Je réponds ici à une interrogation qui m’est envoyée et qui part de ce que j’ai écrit dans « Garder l’équilibre » (http://decroissances.blog.lemonde.fr/?p=235).
A propos de « ta synthèse sur les différents projets, intitulée Garder l’équilibre.
Je suis d’accord avec tes analyses, par contre je ne suis pas sûr de bien comprendre ta stratégie.
Tu écris que tu « ne crois pas qu’il faille entrer en décroissance par la politique ». Cela signifie-t-il que si on part d’un projet concret, on peut ensuite légitiment agir dans le cadre de la politique électorale ? Si cela signifie que la politique électorale, est un choix non judicieux, alors pourquoi penses tu que le MOC doit s’intéresser aux présidentielles de 2012 ? »
Sans répondre vraiment à la question sur 2012 (je crois que 2014 est une échéance plus sensée), je peux préciser en quel sens il peut y avoir réticence vis-à-vis d’une implication naïve dans la politique :
- Je ne dis pas que la décroissance ne doit pas se frotter à la politique
- tout au contraire, la décroissance doit aller à la politique
- non seulement pour porter ces projets, son Faire (revenu d’existence, monnaie locale, coopérative, relocalisation, biens communs…) mais aussi pour y faire vivre ses expressions, son Dire (masse critique, alternative concrète, autogestion généralisée, expérimentation minoritaire, contre-pouvoir, transition-trajet…) : c’est là ce qui construit l’oeuvre de la visibilité.
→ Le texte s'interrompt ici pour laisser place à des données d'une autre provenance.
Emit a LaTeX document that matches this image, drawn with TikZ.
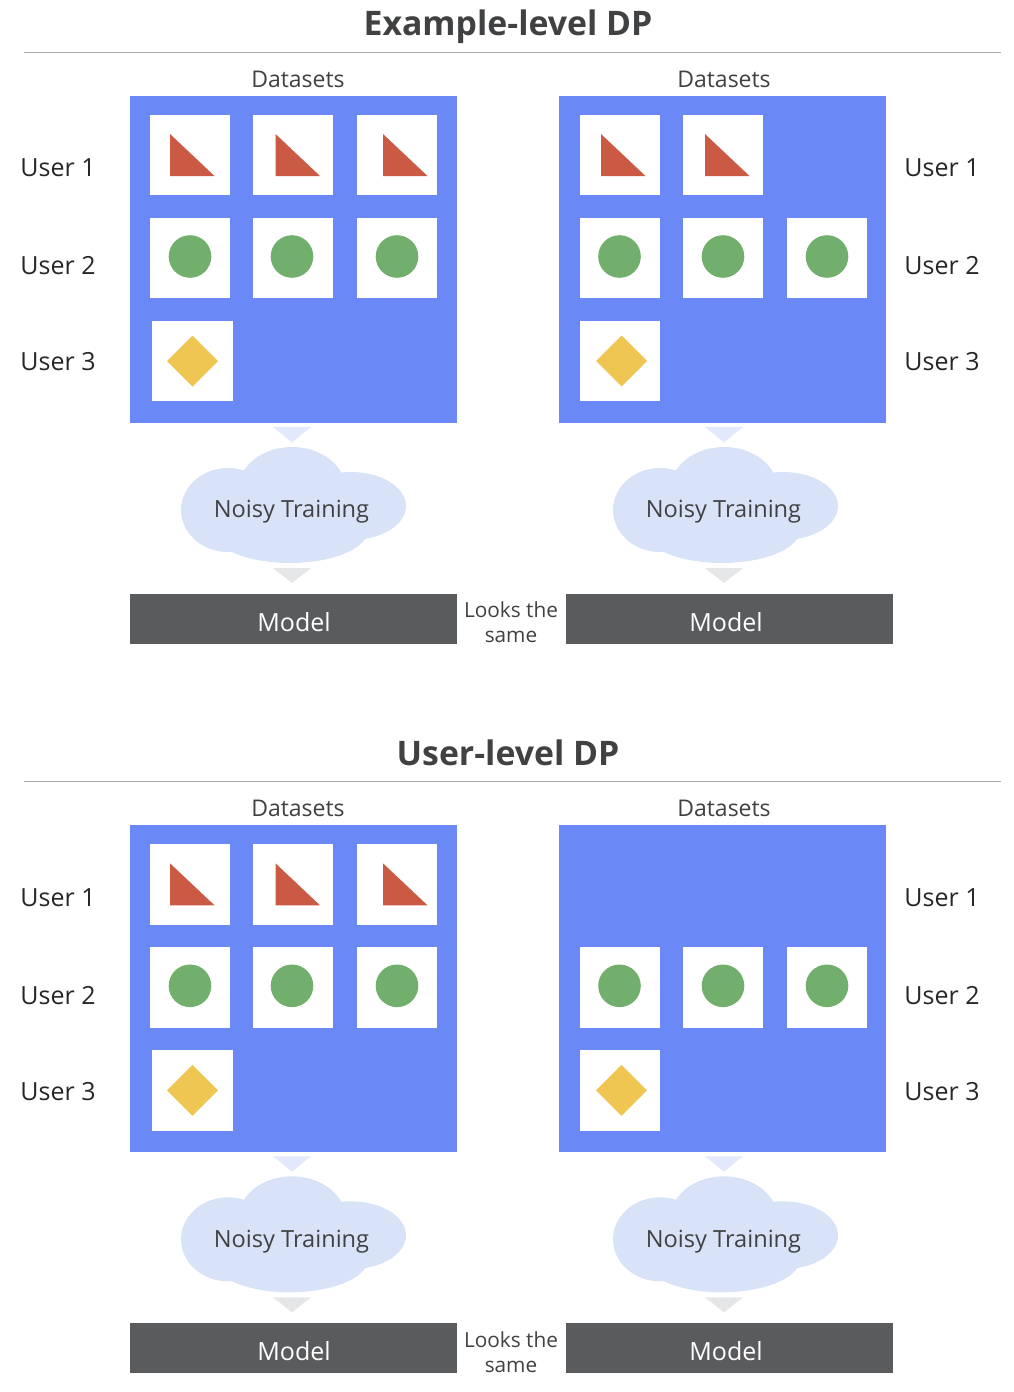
\documentclass[tikz,border=0pt]{standalone}
\usepackage{fontspec}
\setmainfont{Open Sans}
\definecolor{dsblue}{HTML}{6A89F6}
\definecolor{cloudblue}{HTML}{D9E3F7}
\definecolor{arrowblue}{HTML}{E3E9FC}
\definecolor{arrowgrey}{HTML}{E5E6E7}
\definecolor{barcol}{HTML}{5A5B5D}
\definecolor{redtri}{HTML}{CB5A45}
\definecolor{greencirc}{HTML}{72AF6D}
\definecolor{yellowdia}{HTML}{EEC651}
\definecolor{inkcol}{HTML}{404142}
\definecolor{rulecol}{HTML}{A9A9A9}
\tikzset{
  x=1pt,y=-1pt,
  txt/.style={inner sep=0pt,text=inkcol,align=center},
  titletxt/.style={txt,font=\fontsize{33.8}{40}\selectfont\bfseries},
  headtxt/.style={txt,font=\fontsize{23}{27}\selectfont},
  usertxt/.style={txt,text=black!85,font=\fontsize{25}{30}\selectfont},
  cloudtxt/.style={txt,font=\fontsize{23.6}{28}\selectfont},
  looks/.style={txt,font=\fontsize{20.8}{25}\selectfont},
  dataset/.style={fill=dsblue,draw=none,minimum width=327pt,minimum height=327pt,inner sep=0pt,anchor=north west},
  cell/.style={fill=white,draw=none,minimum width=80.5pt,minimum height=80.5pt,inner sep=0pt,anchor=north west},
  bar/.style={fill=barcol,draw=none,minimum height=50pt,inner sep=0pt,anchor=north west},
  modeltxt/.style={text=white,inner sep=0pt,font=\fontsize{25}{30}\selectfont},
  rtri/.style={fill=redtri},
  gcirc/.style={fill=greencirc},
  ydia/.style={fill=yellowdia},
}
\newcommand{\trishape}[2]{\fill[rtri] (#1,#2) -- (#1,#2+42) -- (#1+44.5,#2+42) -- cycle;}
\newcommand{\circshape}[2]{\fill[gcirc] (#1,#2) circle[radius=21.3];}
\newcommand{\diashape}[2]{\fill[ydia] (#1-25.5,#2) -- (#1,#2-25.5) -- (#1+25.5,#2) -- (#1,#2+25.5) -- cycle;}
\newcommand{\cloudshape}[1]{%
  \begin{scope}[xshift=#1 pt]
  \fill[cloudblue] (228,510) ellipse[x radius=47,y radius=42];
  \fill[cloudblue] (351,506) ellipse[x radius=55,y radius=34];
  \fill[cloudblue] (292,490) ellipse[x radius=54,y radius=43];
  \fill[cloudblue] (290,530) ellipse[x radius=78,y radius=33];
  \fill[cloudblue] (240,480) rectangle (345,530);
  \end{scope}}
\newcommand{\flow}[5]{% prefix, shift, bar x, bar w, bar text cx
  \fill[arrowblue] (273+#2,427) -- (311+#2,427) -- (292+#2,442.5) -- cycle;
  \cloudshape{#2}
  \node[cloudtxt] (#1cl) at (291.5+#2,512) {Noisy Training};
  \fill[arrowgrey] (273+#2,568) -- (311+#2,568) -- (292+#2,583) -- cycle;
  \node[bar,minimum width=#4 pt] (#1bar) at (#3,593.6) {};
  \node[modeltxt] (#1mod) at (#5,622) {Model};
}
\newcommand{\labelsset}[2]{%
  \node[usertxt] (#1a) at (#2,168) {User 1};
  \node[usertxt] (#1b) at (#2,266) {User 2};
  \node[usertxt] (#1c) at (#2,362) {User 3};
}
\newcommand{\leftpanel}[1]{%
  \node[headtxt] (#1dh) at (298,79) {Datasets};
  \node[dataset] (#1d) at (129.3,95.5) {};
  \foreach \cx/\tx/\ccx [count=\i] in {149.5/170/190,252.6/275.5/292,356.6/383/397}{
    \node[cell] (#1u\i) at (\cx,114.6) {};
    \trishape{\tx}{134}
    \node[cell] (#1v\i) at (\cx,217.6) {};
    \circshape{\ccx}{256.5}
  }
  \node[cell] (#1k) at (151.8,320.6) {};
  \diashape{192.5}{361}
}
\newcommand{\rightpanel}[2]{%
  \node[headtxt] (#1dh) at (724,79) {Datasets};
  \node[dataset] (#1d) at (559.2,95.5) {};
  \ifnum#2=1
  \foreach \cx/\tx [count=\i] in {579.5/601,682.6/705}{
    \node[cell] (#1u\i) at (\cx,114.6) {};
    \trishape{\tx}{134}
  }
  \fi
  \foreach \cx/\ccx [count=\i] in {579.5/619.5,682.6/723,786.6/827}{
    \node[cell] (#1v\i) at (\cx,217.6) {};
    \circshape{\ccx}{256.5}
  }
  \node[cell] (#1k) at (579.6,320.6) {};
  \diashape{621.5}{361}
}
\newcommand{\dpblock}[5]{%
  \begin{scope}[yshift=-#1 pt]
  \node[titletxt] (#2t) at (508,#5) {#3};
  \coordinate (#2r1) at (24,52.6);
  \coordinate (#2r2) at (1001,52.6);
  \draw[rulecol,line width=0.9pt] (#2r1) -- (#2r2);
  \labelsset{#2l}{58}
  \labelsset{#2r}{942}
  \leftpanel{#2p}
  \rightpanel{#2q}{#4}
  \flow{#2f}{0}{129.3}{327}{294}
  \flow{#2g}{432}{566}{327}{726}
  \node[looks] (#2s) at (511,622.5) {Looks the\\same};
  \end{scope}}
\begin{document}
\begin{tikzpicture}
\useasboundingbox (0,0) rectangle (1014,1392);
\dpblock{0}{A}{Example-level DP}{1}{27}
\dpblock{729.3}{B}{User-level DP}{0}{23.5}
\end{tikzpicture}
\end{document}
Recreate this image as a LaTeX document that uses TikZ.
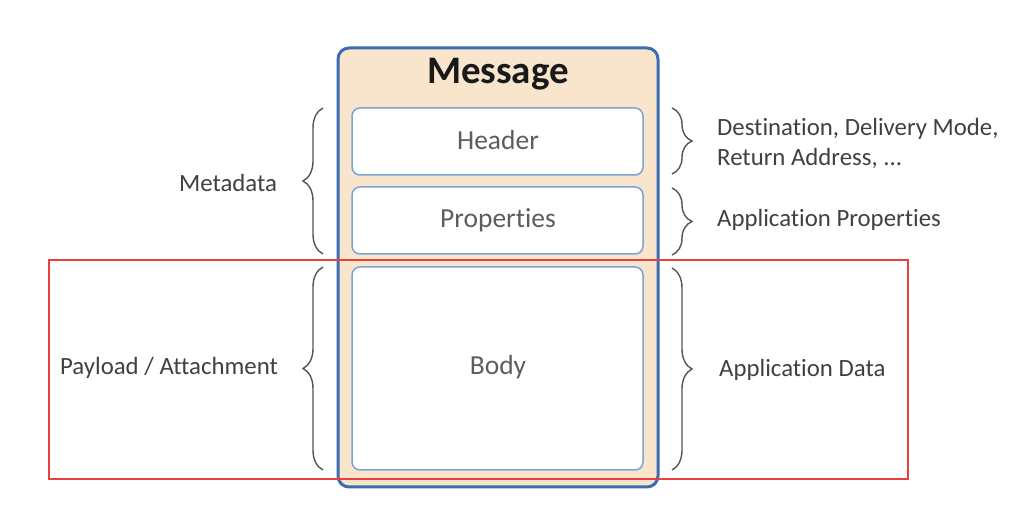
\documentclass[tikz,border=0pt]{standalone}
\usepackage{fontspec}
\setmainfont{Carlito}[Ligatures=NoCommon]
\usetikzlibrary{decorations.pathreplacing}
\definecolor{msgblue}{HTML}{3A6DB3}
\definecolor{msgfill}{HTML}{F9E5CB}
\definecolor{partblue}{HTML}{7AA3D6}
\definecolor{redframe}{HTML}{E8403C}
\definecolor{txtgray}{HTML}{404040}
\definecolor{bracegray}{HTML}{555555}
\tikzset{
  part/.style={draw=partblue, line width=1.5pt, fill=white, rounded corners=8pt, inner sep=0pt},
  partlabel/.style={text=txtgray!85, font=\fontsize{27.5}{30}\selectfont},
  sidelabel/.style={text=txtgray, font=\fontsize{24.8}{30}\selectfont, inner sep=0pt, align=left},
  bracel/.style={draw=bracegray, line width=1.4pt, decorate, decoration={brace, amplitude=20pt}},
}
\begin{document}
\begin{tikzpicture}[x=1pt,y=-1pt]
\useasboundingbox (0,0) rectangle (1026,510);
% message container
\draw[draw=msgblue, fill=msgfill, line width=3pt, rounded corners=11pt] (338,48) rectangle (658,487);
\node[font=\bfseries\fontsize{39}{42}\selectfont, text=black!90] (title) at (498,74) {Message};
% parts
\draw[part] (352,108) rectangle (643,175);
\node[partlabel] (header) at (498,140) {Header};
\draw[part] (352,187) rectangle (643,254);
\node[partlabel] (props) at (498,220) {Properties};
\draw[part] (352,267) rectangle (643,470);
\node[partlabel] (body) at (498,367) {Body};
% braces
\coordinate (lmb) at (323,254);
\coordinate (lmt) at (323,108);
\coordinate (lpb) at (323,470);
\coordinate (lpt) at (323,267);
\draw[bracel] (lmb) -- (lmt);
\draw[bracel] (lpb) -- (lpt);
\coordinate (rht) at (672,108);
\coordinate (rhb) at (672,174);
\coordinate (rpt) at (672,188);
\coordinate (rpb) at (672,255);
\coordinate (rdt) at (672,268);
\coordinate (rdb) at (672,470);
\draw[bracel] (rht) -- (rhb);
\draw[bracel] (rpt) -- (rpb);
\draw[bracel] (rdt) -- (rdb);
% side labels
\node[sidelabel] (meta) at (228,183) {Metadata};
\node[sidelabel] (payload) at (169,368) {Payload / Attachment};
\node[sidelabel, anchor=west] (dest) at (717,143) {Destination, Delivery Mode,\\Return Address, ...};
\node[sidelabel, anchor=west] (appprops) at (717,220) {Application Properties};
\node[sidelabel, anchor=west] (appdata) at (719,370) {Application Data};
% red frame
\draw[draw=redframe, line width=2pt] (49,260) rectangle (908,479);
\end{tikzpicture}
\end{document}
- mais cette « visibilité » a un prix à payer : la rencontre avec le Pouvoir (http://decroissances.blog.lemonde.fr/tag/pouvoir/)
- C’est là qu’il nous faut imaginer une participation non-électoraliste aux élections, une participation non-manifestiste aux manifestations, une participatation non-grévististe aux grèves, et de même avec les « appels » et les « pétitions »…
- C’est en réfléchissant à cela que je propose de favoriser les entrées dans l’objection de croissance ni par le niveau « individuel » (celui de la simplicité volontaire ; dans lequel le potentiel politique est souvent mis à l’écart et qui frôle souvent le risque de la « communauté terrible ») ni par le niveau « politique » mais par le niveau intermédiaire, celui des associations, des coopératives, des mutuelles.
- Libre ensuite à chacun d’approfondir spirituellement son engagement ou d’oser aller se frotter à la politique.
- C’est cette voie médiane qui – selon moi – ferait des OC les héritiers du socialisme utopique.
- Héritage qui éviterait la répétition folklorique à condition de réussir à décoloniser un imaginaire particulièrement structurant, celui qui intercale le niveau associatif entre le niveau individuel et le niveau politique : à la condition (impensée et absolument pas déconstruite suffisamment chez les OC – pour le moment) idéologique que individu et société sont des « entités » qui se font face.
- [Je compte dire un mot de cette dernière « déconstruction » en conclusion de l’article que je dois écrire pour Entropia – si j’y arrive !]
- Cela ferait aussi des OC les héritiers des situationnistes, héritiers eux-mêmes de ces socialistes utopiques : car il s’agit bien de construire des « contextes de situations » dans lequels la coopération, le partage, la convivialité, la reconnaissance, la décence sont favorisées (plutôt que la compétition, le chacun pour soi, l’agressivité, le mépris, l’indécence).